September 12, 2016 by Leave a Comment
Nearly 8 years into this disease I feel like I have largely come to terms with what our life with diabetes looks like, and I am often “numbed out” to that raw emotion that existed for the first couple of years after his diagnosis. Some days are certainly better than others, but for the most part, I have accepted our “normal.”
However, I still have triggers that can take me back to that hospital room with my little toddler, whose only concerns at the time were making sure he had at least 5 trains by his side at all times, and that an episode of Little Einsteins was constantly playing. He had no idea why he was at the hospital, or that there was a war being waged inside his tiny body, why his tiny fingers were now being pricked multiple times a day, or why he was now given shots 4 times a day. He was completely unaware of the gravity of a diagnosis of type 1 diabetes. This is something I am thankful for, because by the time he was old enough to understand it, it was already his normal.
Because I am now dealing with a 9 1/2-year-old who is becoming increasingly more in charge of his own diabetes management, it’s easy to forget just how challenging those early days really were.
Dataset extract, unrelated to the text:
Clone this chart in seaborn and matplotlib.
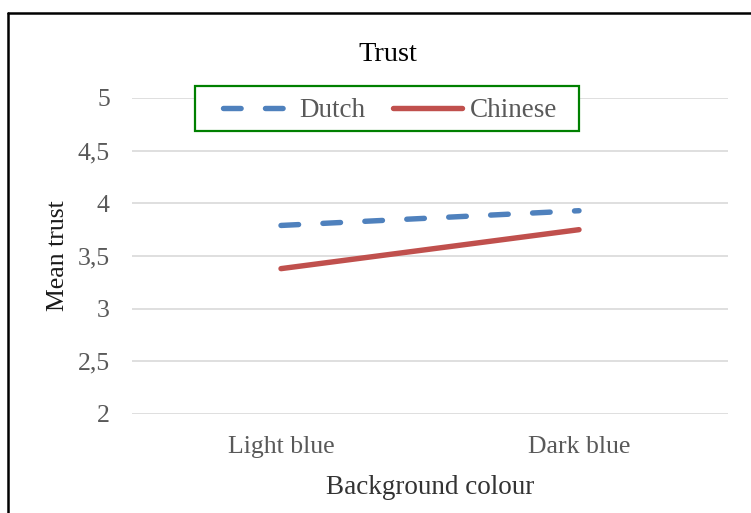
import pandas as pd
import matplotlib.pyplot as plt
import seaborn as sns
from matplotlib.lines import Line2D
from matplotlib.patches import Rectangle

# data
categories = ["Light blue", "Dark blue"]
groups = ["Dutch", "Chinese"]
dutch_trust = [3.79, 3.93]
chinese_trust = [3.38, 3.75]
y_ticks = [2, 2.5, 3, 3.5, 4, 4.5, 5]
y_tick_labels = ["2", "2,5", "3", "3,5", "4", "4,5", "5"]

df = pd.DataFrame({
    "Background colour": categories * 2,
    "Mean trust": dutch_trust + chinese_trust,
    "Group": [groups[0]] * 2 + [groups[1]] * 2,
})

sns.set_style("white")
plt.rcParams["font.family"] = ["Liberation Serif", "DejaVu Serif"]

W, H = 751, 513
fig = plt.figure(figsize=(W / 100, H / 100), dpi=100)
ax = fig.add_axes([132 / W, 1 - 414 / H, (728 - 132) / W, (414 - 98) / H])

LW = 3.9
DASH = (3.25, 4.5)
palette = {"Dutch": "#4F81BD", "Chinese": "#C0504D"}
sns.lineplot(data=df, x="Background colour", y="Mean trust", hue="Group",
             style="Group", palette=palette,
             dashes={"Dutch": DASH, "Chinese": ""},
             linewidth=LW, ax=ax, legend=False, sort=False)
for ln in ax.get_lines():
    ln.set_dash_capstyle("round")
    ln.set_solid_capstyle("round")
    if ln.get_linestyle() != "-":
        ln.set_dashes(DASH)

ax.set_xlim(-0.5, 1.5)
ax.set_ylim(2, 5)
ax.set_yticks(y_ticks)
ax.set_yticklabels(y_tick_labels)
ax.yaxis.grid(True, color="#d9d9d9", linewidth=1.2)
ax.set_axisbelow(True)
for s in ax.spines.values():
    s.set_visible(False)
ax.tick_params(axis="both", length=0, labelsize=18.5, labelcolor="#595959")
ax.tick_params(axis="y", pad=16)
ax.tick_params(axis="x", pad=16)
ax.set_xlabel("")
ax.set_ylabel("")

fig.text(388 / W, 1 - 55 / H, "Trust", ha="center", va="center",
         fontsize=20.5, color="black")
fig.text(430 / W, 1 - 487 / H, "Background colour", ha="center",
         va="center", fontsize=19.5, color="#333333")
fig.text(58 / W, 1 - 256 / H, "Mean trust", ha="center", va="center",
         rotation=90, fontsize=18.5, color="#1a1a1a")

# legend box (green frame, white fill)
fig.add_artist(Rectangle((195 / W, 1 - 131 / H), 384 / W, 45 / H,
                         transform=fig.transFigure, facecolor="white",
                         edgecolor="#008000", linewidth=1.6, zorder=4))
handles = [
    Line2D([], [], color=palette["Dutch"], lw=LW, dashes=DASH,
           dash_capstyle="round"),
    Line2D([], [], color=palette["Chinese"], lw=LW, solid_capstyle="round"),
]
leg = fig.legend(handles, groups, loc="center",
                 bbox_to_anchor=(390 / W, 1 - 110.5 / H), ncol=2,
                 fontsize=19.5, handlelength=2.55, handletextpad=0.3,
                 columnspacing=1.0, borderpad=0.2, frameon=False,
                 labelcolor="#595959")
leg.set_zorder(5)

# outer chart border (only top and left visible)
fig.add_artist(Line2D([7.5 / W, 7.5 / W], [0, 1 - 12.5 / H], color="black",
                      lw=1.8, transform=fig.transFigure))
fig.add_artist(Line2D([7.5 / W, 1], [1 - 12.5 / H, 1 - 12.5 / H],
                      color="black", lw=1.8, transform=fig.transFigure))

fig.savefig("out.png", dpi=100)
But now that I look at my daughter who is now exactly the same age that he was when he was diagnosed, the memories start flooding back. Memories I have tried hard over the years to suppress.
I went through the same thing when my middle child turned 21 months old, 5 years ago. I know there isn’t a lot of logic to it, because even if my other two children were to become type 1 diabetics as well, the likelihood of that happening at 21 months would be highly unlikely.
Even so, I can’t seem to shake the emotion I am feeling. Sometimes I think I try so hard to put on a brave face, that I forget that it’s OK to feel sad, to feel angry, to feel bitter, to wish with every fiber of my being that this wasn’t C’s reality…our reality.
So instead of trying to suppress that emotion that I’m currently feeling, I’m going to try to just embrace it this month. Feel that sadness, the loss of the innocence and carefree-ness that was stripped of my firstborn at 21 month old. But also knowing, that if my other two children were to be diagnosed that we would be OK. That you can still live a full and happy life even when plagued this awful disease.